/---
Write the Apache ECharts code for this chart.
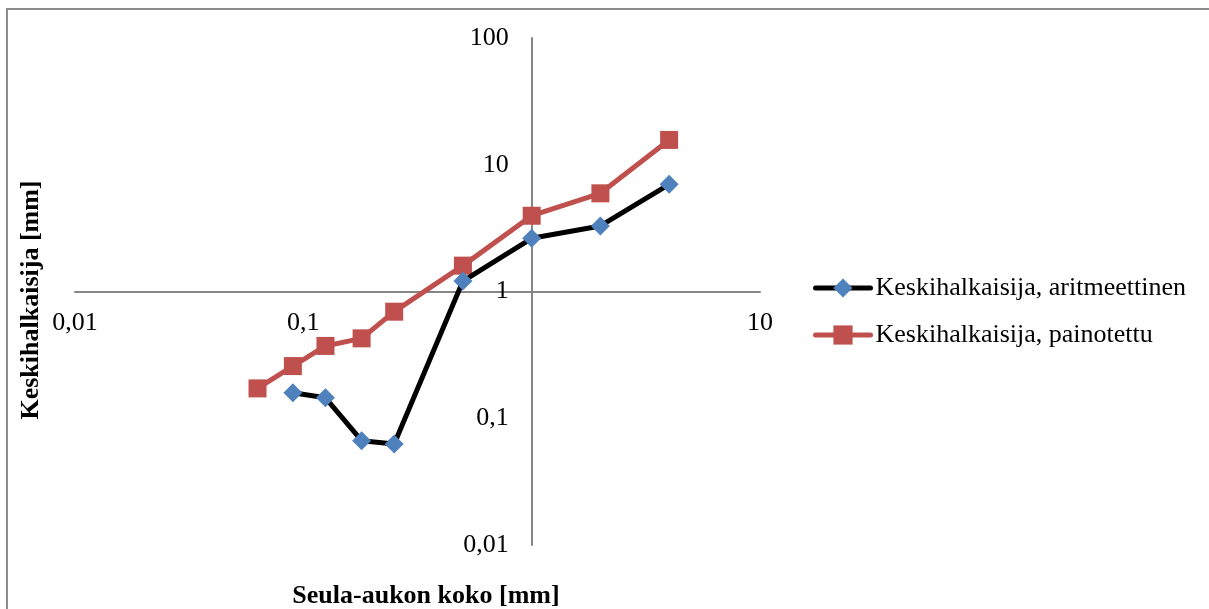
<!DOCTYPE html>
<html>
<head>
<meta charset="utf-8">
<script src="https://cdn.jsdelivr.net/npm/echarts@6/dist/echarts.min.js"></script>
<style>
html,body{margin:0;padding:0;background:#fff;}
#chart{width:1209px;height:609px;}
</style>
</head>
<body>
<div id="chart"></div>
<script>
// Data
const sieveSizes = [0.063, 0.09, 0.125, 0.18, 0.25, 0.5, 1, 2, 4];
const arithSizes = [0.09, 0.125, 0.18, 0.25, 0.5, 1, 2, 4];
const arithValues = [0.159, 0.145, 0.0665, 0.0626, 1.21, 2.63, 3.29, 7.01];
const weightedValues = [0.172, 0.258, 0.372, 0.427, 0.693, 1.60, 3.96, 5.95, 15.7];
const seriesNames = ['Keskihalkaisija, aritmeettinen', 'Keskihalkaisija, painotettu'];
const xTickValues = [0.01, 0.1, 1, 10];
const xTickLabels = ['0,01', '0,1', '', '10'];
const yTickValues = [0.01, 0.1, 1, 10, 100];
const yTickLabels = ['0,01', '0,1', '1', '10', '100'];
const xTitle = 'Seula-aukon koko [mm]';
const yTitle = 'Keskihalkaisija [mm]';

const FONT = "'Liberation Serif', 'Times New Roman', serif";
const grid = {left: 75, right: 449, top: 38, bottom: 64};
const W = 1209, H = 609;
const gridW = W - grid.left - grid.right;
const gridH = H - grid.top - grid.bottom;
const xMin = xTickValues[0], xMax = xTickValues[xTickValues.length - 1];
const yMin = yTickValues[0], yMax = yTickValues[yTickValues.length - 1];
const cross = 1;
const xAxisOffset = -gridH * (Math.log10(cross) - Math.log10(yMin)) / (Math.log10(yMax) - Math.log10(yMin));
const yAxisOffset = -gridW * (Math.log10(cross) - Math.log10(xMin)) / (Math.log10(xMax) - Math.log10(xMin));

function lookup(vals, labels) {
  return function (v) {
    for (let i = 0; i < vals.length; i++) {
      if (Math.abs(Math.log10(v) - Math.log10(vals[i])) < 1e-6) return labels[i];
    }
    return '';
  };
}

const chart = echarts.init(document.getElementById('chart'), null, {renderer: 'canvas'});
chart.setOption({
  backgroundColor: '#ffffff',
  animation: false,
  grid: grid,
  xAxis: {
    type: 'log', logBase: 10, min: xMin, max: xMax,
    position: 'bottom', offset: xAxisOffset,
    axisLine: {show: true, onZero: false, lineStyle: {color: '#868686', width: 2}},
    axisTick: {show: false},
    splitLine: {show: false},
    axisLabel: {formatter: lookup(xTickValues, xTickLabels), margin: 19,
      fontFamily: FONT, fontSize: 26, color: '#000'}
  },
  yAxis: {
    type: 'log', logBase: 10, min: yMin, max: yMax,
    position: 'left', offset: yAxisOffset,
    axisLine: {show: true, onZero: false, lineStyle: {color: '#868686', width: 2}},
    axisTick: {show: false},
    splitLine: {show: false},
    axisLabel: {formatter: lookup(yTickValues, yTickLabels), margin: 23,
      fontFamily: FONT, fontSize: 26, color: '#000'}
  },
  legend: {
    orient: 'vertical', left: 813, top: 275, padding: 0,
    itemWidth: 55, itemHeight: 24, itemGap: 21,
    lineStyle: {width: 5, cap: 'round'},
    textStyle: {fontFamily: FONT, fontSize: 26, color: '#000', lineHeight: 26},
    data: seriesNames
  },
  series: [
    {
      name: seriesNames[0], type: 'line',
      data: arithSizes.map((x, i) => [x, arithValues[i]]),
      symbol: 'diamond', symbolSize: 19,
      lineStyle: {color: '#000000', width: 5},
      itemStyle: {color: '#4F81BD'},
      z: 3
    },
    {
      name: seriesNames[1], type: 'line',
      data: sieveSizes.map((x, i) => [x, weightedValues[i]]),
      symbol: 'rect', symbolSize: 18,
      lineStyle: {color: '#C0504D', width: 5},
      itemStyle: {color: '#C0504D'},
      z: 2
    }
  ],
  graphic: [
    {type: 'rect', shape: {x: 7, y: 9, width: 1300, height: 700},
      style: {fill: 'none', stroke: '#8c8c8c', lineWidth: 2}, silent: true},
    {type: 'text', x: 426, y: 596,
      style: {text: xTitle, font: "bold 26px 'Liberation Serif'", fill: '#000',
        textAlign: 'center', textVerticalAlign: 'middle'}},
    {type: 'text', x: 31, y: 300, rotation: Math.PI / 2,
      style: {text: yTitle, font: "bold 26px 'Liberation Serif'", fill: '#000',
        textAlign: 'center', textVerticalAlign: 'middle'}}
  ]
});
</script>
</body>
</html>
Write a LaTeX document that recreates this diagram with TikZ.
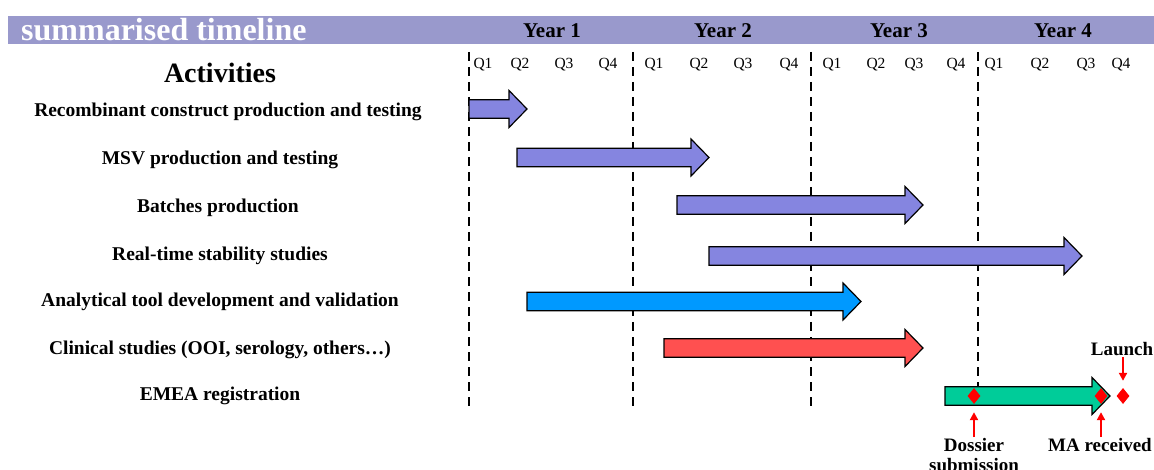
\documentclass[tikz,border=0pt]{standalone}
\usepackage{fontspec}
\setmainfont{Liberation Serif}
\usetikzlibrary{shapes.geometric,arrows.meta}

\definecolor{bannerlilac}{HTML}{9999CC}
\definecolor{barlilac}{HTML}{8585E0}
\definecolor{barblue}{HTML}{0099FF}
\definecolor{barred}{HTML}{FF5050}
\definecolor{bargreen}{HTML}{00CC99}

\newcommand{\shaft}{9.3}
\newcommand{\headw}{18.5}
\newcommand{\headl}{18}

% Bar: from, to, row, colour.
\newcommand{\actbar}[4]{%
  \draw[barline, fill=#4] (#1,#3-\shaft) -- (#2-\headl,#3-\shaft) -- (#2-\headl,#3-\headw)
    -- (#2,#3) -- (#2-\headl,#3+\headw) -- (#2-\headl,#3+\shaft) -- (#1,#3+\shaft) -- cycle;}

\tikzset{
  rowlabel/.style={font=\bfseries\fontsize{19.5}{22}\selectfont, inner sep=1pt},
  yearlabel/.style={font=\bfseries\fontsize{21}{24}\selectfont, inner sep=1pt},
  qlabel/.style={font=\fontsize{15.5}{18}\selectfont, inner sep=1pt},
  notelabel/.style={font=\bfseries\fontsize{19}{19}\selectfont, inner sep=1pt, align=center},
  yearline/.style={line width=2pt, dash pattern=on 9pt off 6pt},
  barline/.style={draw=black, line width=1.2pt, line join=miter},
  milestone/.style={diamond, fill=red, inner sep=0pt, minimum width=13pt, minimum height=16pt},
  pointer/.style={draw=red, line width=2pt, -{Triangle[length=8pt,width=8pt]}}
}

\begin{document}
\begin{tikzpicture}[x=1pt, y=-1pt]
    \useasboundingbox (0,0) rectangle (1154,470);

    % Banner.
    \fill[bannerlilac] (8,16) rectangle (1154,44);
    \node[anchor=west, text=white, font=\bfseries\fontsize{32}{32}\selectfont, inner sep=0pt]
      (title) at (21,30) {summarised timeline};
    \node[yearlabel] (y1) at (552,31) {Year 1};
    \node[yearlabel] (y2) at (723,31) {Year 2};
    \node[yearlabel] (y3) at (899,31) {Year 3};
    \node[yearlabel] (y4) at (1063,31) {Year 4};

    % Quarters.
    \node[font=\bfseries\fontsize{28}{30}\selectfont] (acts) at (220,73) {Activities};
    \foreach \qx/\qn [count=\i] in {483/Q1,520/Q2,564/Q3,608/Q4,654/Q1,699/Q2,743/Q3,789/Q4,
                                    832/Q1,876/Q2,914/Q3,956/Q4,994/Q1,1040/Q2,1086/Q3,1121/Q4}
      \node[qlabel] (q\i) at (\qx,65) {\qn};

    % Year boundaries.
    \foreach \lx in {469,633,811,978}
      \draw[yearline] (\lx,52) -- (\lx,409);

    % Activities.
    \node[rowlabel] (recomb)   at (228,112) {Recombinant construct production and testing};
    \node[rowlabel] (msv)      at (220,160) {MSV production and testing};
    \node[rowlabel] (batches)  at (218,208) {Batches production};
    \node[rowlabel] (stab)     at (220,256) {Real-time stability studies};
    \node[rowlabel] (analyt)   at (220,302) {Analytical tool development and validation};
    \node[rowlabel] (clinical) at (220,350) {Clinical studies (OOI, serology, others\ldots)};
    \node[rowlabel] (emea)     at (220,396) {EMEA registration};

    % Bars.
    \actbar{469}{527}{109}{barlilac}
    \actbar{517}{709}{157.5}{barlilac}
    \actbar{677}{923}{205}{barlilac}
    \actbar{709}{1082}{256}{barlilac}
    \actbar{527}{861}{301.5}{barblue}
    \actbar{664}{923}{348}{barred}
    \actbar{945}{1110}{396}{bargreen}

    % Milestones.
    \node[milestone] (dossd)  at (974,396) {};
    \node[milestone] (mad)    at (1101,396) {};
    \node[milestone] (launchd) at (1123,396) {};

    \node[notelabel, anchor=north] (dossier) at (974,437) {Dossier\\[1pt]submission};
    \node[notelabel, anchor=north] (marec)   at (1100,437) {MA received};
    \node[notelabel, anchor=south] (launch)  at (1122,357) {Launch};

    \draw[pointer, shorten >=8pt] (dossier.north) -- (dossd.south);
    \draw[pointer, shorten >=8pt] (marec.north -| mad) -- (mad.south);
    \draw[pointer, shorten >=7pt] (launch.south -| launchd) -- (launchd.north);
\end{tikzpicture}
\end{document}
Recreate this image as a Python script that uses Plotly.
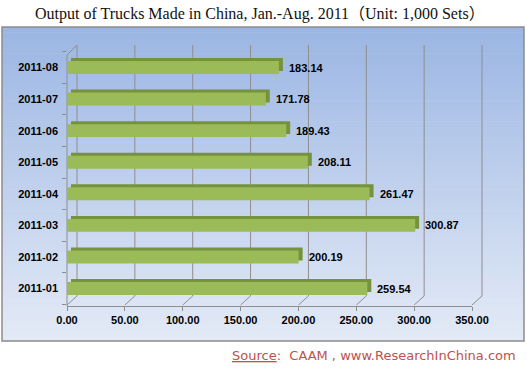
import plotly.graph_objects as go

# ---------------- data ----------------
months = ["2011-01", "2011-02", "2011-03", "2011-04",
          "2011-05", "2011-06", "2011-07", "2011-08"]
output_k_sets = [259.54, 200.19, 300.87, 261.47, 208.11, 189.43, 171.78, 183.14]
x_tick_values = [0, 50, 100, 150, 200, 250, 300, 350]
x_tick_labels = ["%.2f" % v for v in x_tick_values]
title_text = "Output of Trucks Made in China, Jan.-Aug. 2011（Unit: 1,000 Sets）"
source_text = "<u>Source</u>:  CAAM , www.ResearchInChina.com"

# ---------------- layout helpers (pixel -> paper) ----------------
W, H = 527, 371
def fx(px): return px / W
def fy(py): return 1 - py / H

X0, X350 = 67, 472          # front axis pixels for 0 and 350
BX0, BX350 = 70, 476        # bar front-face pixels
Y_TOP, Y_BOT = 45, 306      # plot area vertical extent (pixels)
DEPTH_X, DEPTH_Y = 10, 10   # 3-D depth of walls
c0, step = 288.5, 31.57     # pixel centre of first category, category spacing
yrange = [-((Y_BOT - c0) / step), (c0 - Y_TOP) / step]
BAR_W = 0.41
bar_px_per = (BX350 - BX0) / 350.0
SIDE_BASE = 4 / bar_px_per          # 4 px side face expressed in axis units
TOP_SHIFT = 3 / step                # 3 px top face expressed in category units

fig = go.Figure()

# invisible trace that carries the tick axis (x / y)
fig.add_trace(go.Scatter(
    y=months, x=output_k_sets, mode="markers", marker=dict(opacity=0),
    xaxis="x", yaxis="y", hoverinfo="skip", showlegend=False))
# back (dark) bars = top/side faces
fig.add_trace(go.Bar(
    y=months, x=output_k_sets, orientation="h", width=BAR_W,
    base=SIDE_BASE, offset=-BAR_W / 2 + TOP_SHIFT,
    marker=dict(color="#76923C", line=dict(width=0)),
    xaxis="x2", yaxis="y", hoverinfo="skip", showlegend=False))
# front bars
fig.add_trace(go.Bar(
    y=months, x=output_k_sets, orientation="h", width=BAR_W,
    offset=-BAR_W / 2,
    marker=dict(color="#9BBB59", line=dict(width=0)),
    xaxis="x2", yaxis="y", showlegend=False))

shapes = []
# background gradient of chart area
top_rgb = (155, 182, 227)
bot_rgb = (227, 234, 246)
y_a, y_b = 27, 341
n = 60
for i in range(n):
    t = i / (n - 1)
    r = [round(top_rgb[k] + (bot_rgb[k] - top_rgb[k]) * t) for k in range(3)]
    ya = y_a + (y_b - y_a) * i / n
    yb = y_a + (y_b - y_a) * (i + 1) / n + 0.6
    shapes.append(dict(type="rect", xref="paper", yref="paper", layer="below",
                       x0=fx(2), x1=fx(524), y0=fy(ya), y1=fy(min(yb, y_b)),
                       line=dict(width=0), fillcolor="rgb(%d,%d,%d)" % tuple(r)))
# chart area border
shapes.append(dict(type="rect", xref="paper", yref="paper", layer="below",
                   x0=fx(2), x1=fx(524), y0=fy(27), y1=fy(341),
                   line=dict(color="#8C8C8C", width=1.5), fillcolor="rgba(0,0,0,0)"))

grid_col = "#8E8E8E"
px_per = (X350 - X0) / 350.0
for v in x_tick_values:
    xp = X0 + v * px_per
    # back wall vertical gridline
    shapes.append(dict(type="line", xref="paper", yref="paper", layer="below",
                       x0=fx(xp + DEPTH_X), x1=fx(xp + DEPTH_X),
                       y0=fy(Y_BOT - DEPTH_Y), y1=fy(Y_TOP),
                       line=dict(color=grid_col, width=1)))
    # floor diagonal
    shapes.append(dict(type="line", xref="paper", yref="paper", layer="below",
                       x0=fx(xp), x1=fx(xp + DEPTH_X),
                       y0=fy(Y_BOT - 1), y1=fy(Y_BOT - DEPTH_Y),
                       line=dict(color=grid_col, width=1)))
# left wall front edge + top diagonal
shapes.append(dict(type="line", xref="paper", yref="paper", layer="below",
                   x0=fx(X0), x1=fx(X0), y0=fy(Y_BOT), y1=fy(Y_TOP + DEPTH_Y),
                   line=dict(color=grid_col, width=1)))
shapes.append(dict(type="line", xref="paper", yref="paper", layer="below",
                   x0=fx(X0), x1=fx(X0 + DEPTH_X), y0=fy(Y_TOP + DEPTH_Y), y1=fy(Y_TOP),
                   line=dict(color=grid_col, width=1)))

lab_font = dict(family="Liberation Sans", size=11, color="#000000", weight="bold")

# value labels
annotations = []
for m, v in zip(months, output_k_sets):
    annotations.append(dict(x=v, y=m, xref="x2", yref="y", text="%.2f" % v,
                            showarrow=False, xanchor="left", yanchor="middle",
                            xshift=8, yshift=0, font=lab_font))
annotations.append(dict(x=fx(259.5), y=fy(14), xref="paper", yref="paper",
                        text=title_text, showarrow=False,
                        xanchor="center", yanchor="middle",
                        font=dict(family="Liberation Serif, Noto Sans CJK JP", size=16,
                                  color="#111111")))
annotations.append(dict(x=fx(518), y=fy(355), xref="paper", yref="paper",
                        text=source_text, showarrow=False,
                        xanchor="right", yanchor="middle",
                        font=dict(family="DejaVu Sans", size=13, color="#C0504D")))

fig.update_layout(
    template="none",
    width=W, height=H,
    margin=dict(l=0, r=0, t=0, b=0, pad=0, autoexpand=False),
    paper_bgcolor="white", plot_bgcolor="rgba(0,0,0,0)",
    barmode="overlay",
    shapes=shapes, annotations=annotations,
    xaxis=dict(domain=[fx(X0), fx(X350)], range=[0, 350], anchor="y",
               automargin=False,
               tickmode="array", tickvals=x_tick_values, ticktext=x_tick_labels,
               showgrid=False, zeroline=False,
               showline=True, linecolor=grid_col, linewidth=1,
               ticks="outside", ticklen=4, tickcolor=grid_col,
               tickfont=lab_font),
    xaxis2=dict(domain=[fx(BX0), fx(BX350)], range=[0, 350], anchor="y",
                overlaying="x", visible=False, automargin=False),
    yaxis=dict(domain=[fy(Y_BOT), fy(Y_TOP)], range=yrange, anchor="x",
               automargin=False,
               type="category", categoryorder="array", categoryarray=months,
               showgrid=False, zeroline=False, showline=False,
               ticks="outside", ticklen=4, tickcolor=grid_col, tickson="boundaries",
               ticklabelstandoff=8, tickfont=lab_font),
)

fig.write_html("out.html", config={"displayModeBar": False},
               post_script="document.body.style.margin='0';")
\---
Written request
Pick out the lines containing the string "that" and show them.

Solution for this task
Write a LaTeX document that recreates this diagram with TikZ.
Recreate this image as a Python script that uses Plotly.
# invisible trace that carries the tick axis (x / y)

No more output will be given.